As with classical neural networks, different optimization algorithms perform better for different tasks. We rely on gradient-free optimization techniques that optimize an objective function without an explicitly defined derivative (or one based on finite difference methods), as computing and backpropagating the gradient through the system likely requires knowledge of the internal quantum state of the system, preventing efficient in situ training. While this might be acceptable for designing small systems in simulation (say, designing quantum gates), it does not allow for systems to be variationally trained in situ. We empirically determined that the BOBYQA algorithm91 performs well for most applications in terms of speed and accuracy for our QONN, and is available in the NLopt library.92 We note that calculation of such a gradient is possible with classical optical neural networks.93 For the quantum reinforcement learning simulations, we used our own implementation of evolutionary strategies.80 At each stage evolution strategies takes a vector parameterizing the network, generates a population of new vectors by repeatedly perturbing the vector with gaussian noise, and then calculates a fitness for each perturbed vector.
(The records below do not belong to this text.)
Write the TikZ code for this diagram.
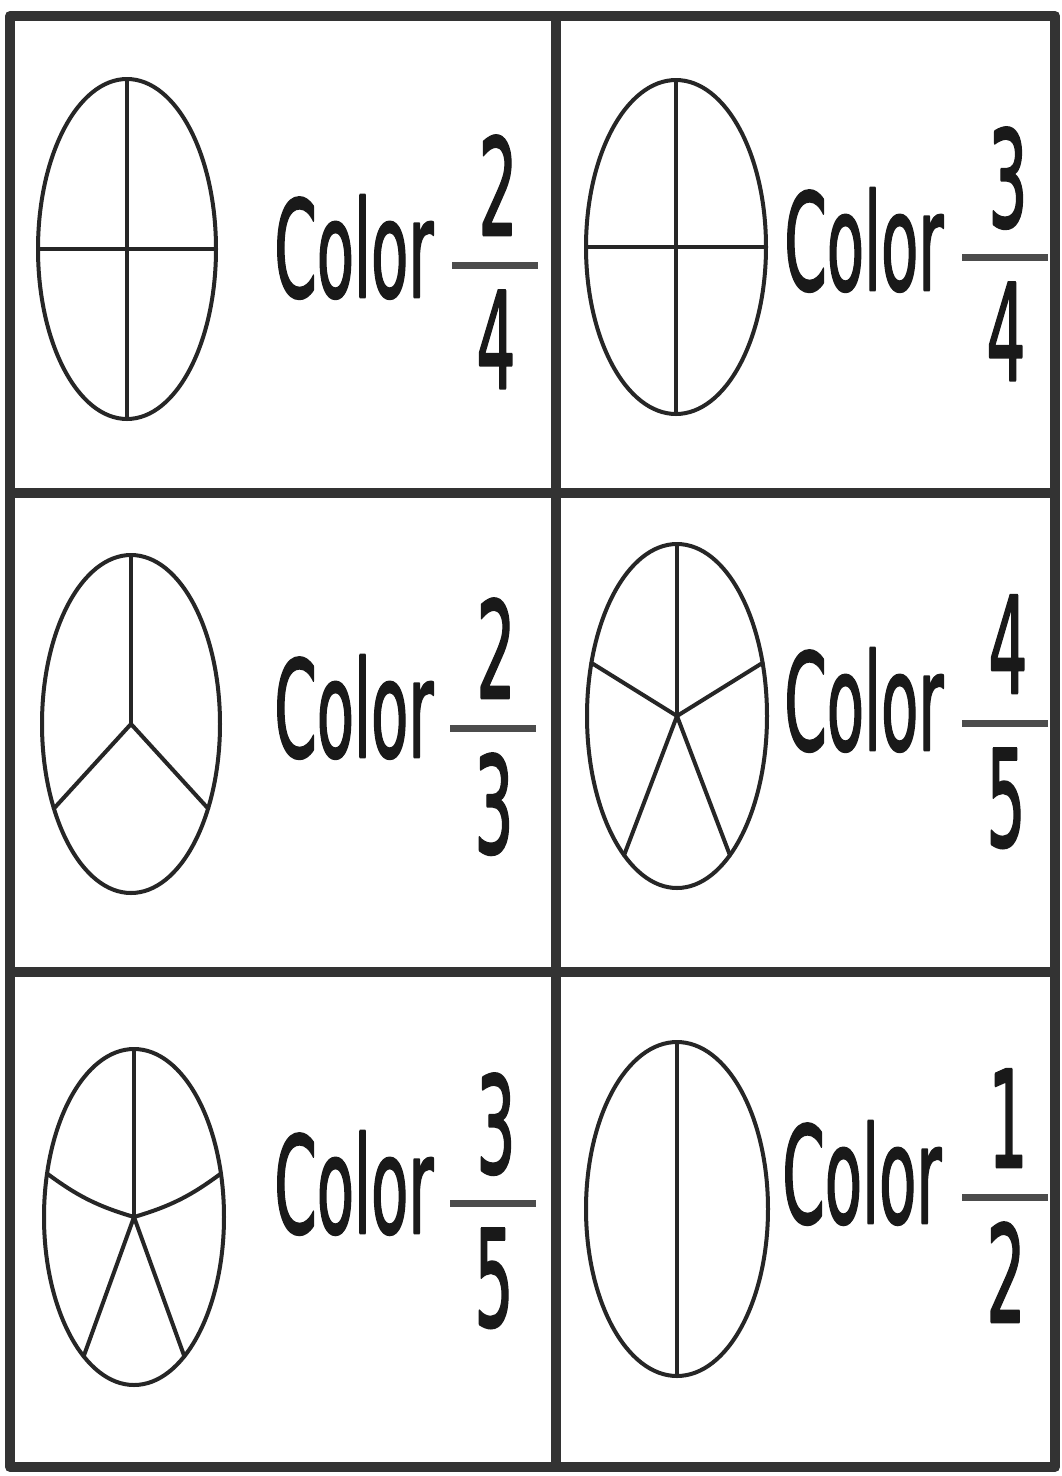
\documentclass[tikz,border=0pt]{standalone}
\usepackage{fontspec}
\setmainfont{DejaVu Sans}[BoldFont=DejaVu Sans, BoldFeatures={FakeBold=2}]
\begin{document}
\begin{tikzpicture}[x=1pt, y=-1pt, line cap=round, line join=round,
    gridline/.style={line width=10pt, draw=black!80, line cap=rect},
    pie/.style={line width=4pt, draw=black!85},
    word/.style={font=\fontsize{61}{70}\selectfont\bfseries, yscale=2.2, inner sep=0pt, text=black!90},
    fracbar/.style={line width=7pt, draw=black!70, line cap=butt}]

    % Sfondo e riquadro della pagina
    \useasboundingbox (0,0) rectangle (1061,1476);
    \fill[white] (0,0) rectangle (1061,1476);

    % Griglia 2 x 3
    \draw[gridline] (10,16) rectangle (1055,1467);
    \draw[gridline] (556,16) -- (556,1467);
    \draw[gridline] (10,493) -- (1055,493);
    \draw[gridline] (10,972) -- (1055,972);

    % Centri dei cerchi
    \coordinate (o1) at (127,249);
    \coordinate (o2) at (676,247);
    \coordinate (o3) at (131,724);
    \coordinate (o4) at (677,716);
    \coordinate (o5) at (134,1217);
    \coordinate (o6) at (677,1209);

    % Cerchi divisi in quarti
    \draw[pie] (o1) ellipse[x radius=89, y radius=170];
    \draw[pie] (o1) ++(-89,0) -- ++(178,0) (o1) ++(0,-170) -- ++(0,340);
    \draw[pie] (o2) ellipse[x radius=90, y radius=167];
    \draw[pie] (o2) ++(-90,0) -- ++(180,0) (o2) ++(0,-167) -- ++(0,334);

    % Cerchio in terzi
    \draw[pie] (o3) ellipse[x radius=89, y radius=169];
    \foreach \a in {-90,150,30}
        \draw[pie] (o3) -- ++(\a:89 and 169);

    % Cerchio in quinti
    \draw[pie] (o4) ellipse[x radius=90, y radius=172];
    \foreach \a in {-90,-18,-162,126,54}
        \draw[pie] (o4) -- ++(\a:90 and 172);

    % Cerchio in quinti (raggi superiori un po' curvi)
    \draw[pie] (o5) ellipse[x radius=90, y radius=168];
    \draw[pie] (o5) -- ++(-90:90 and 168);
    \draw[pie] (o5) to[bend left=10] ++(-165:90 and 168);
    \draw[pie] (o5) to[bend right=10] ++(-15:90 and 168);
    \draw[pie] (o5) -- ++(124:90 and 168) (o5) -- ++(56:90 and 168);

    % Cerchio a met\`a
    \draw[pie] (o6) ellipse[x radius=91, y radius=167];
    \draw[pie] (o6) ++(0,-167) -- ++(0,334);

    % Testi: Color e frazione
    \foreach \i/\tx/\ty/\bx/\by/\n/\d in {1/274/297/452/265/2/4, 2/784/290/962/257/3/4,
        3/274/757/450/728/2/3, 4/784/750/962/723/4/5,
        5/274/1233/450/1203/3/5, 6/782/1223/962/1197/1/2}{
        \node[word, anchor=base west] (color\i) at (\tx,\ty) {Color};
        \draw[fracbar] (\bx,\by) -- ++(86,0);
        \node[word, anchor=base] (num\i) at (\bx+46,\by-30) {\n};
        \node[word, anchor=north] (den\i) at (\bx+44,\by+25) {\d};
    }

\end{tikzpicture}
\end{document}
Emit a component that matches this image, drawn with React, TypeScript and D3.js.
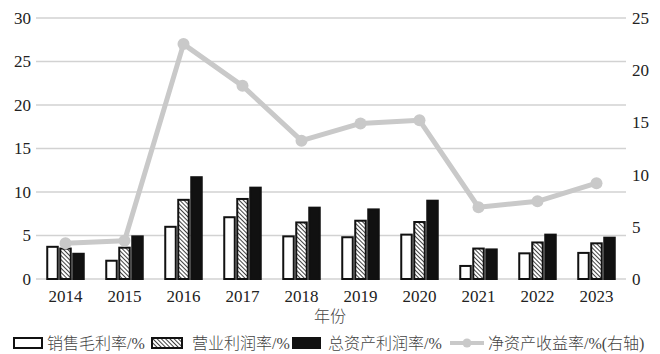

The new vector is then the fitness-weighted average of all the perturbed vectors. Evolution strategies does not require backpropagation, in comparison to strategies based on Markov decision processes, making it more suitable for quantum applications.

Hardware and libraries

The computer used to perform these simulations is a custom-built workstation with a 12-core Intel Core i7-5820K and 64 GB of RAM. The GPU used was an Nvidia Tesla K40. Relevant software versions are: Ubuntu 16.04 LTS, Linux 4.13.0-39-generic #44 16.04.1-Ubuntu SMP, Python 2.7.12, NumPy 1.14.1, NLopt 2.4.2, Cython 0.27.3, and Numba 0.40.0.

Benchmarking training

The training set for the Bell-state projector is the full set of Bell states \(\{ \psi _{{\mathrm{in}}}^i\} = \{ |\Phi ^ + \rangle ,|\Phi ^ - \rangle ,|\Psi ^ + \rangle ,|\Psi ^ - \rangle \}\) encoded as dual-rail qubits. Our goal is to map these to a set of states distinguishable by single photon detectors, thus we opt for a binary encoding \(\{ |\psi _{{\mathrm{out}}}^i\rangle \} = \{ |1010\rangle ,|1001\rangle ,|0110\rangle ,|0101\rangle \}\). A system designed to perform this map can then be run in reverse to generate Bell states from input Fock states. The CNOT gate uses a full input–output basis set with \(\{ |\psi _{{\mathrm{in}}}^i\rangle \} = \{ |1010\rangle ,|1001\rangle ,|0110\rangle ,|0101\rangle \}\) and \(\{ |\psi _{{\mathrm{out}}}^i\rangle \} = \{ |1010\rangle ,|1001\rangle ,|0101\rangle ,|0110\rangle \}\). For the GHZ generator we select just a single input–output configuration \(\{ |\psi _{{\mathrm{in}}}^i\rangle \} = \{ |101010\rangle \}\) and \(\{ |\psi _{{\mathrm{out}}}^i\rangle \} = \{ (|101010\rangle + |010101\rangle )/\sqrt 2 \}\).

Simulated Hamiltonians

The Ising model we simulate is described by the Hamiltonian

$$H_{{\mathrm{ising}}} = B\mathop {\sum}\limits_i {\hat X_i} + J\mathop {\sum}\limits_{\langle i,j\rangle } {\hat Z_i} \otimes \hat Z_j,$$
(11)

where B represents the interaction of each spin with a magnetic field in the x direction, and J is the interaction strength between spins in an orthogonal direction. The Bose–Hubbard model we simulate is described by the Hamiltonian

$$\hat H_{{\mathrm{BH}}} = \omega \mathop {\sum}\limits_i {\hat b_i^\dagger } \hat b_i - t_{{\mathrm{hop}}}\mathop {\sum}\limits_{\langle i,j\rangle } {\hat b_i^\dagger } \hat b_j + U/2\mathop {\sum}\limits_i {\hat n} (\hat n_i - 1),$$
(12)

where \(\hat b_i^\dagger\) \((\hat b_i)\) represents the creation (annihilation) operator in mode i, \(\hat n_i\) the number operator and ω, thop, and U the on-site potential, the hopping amplitude, and the on-site interaction strength, respectively.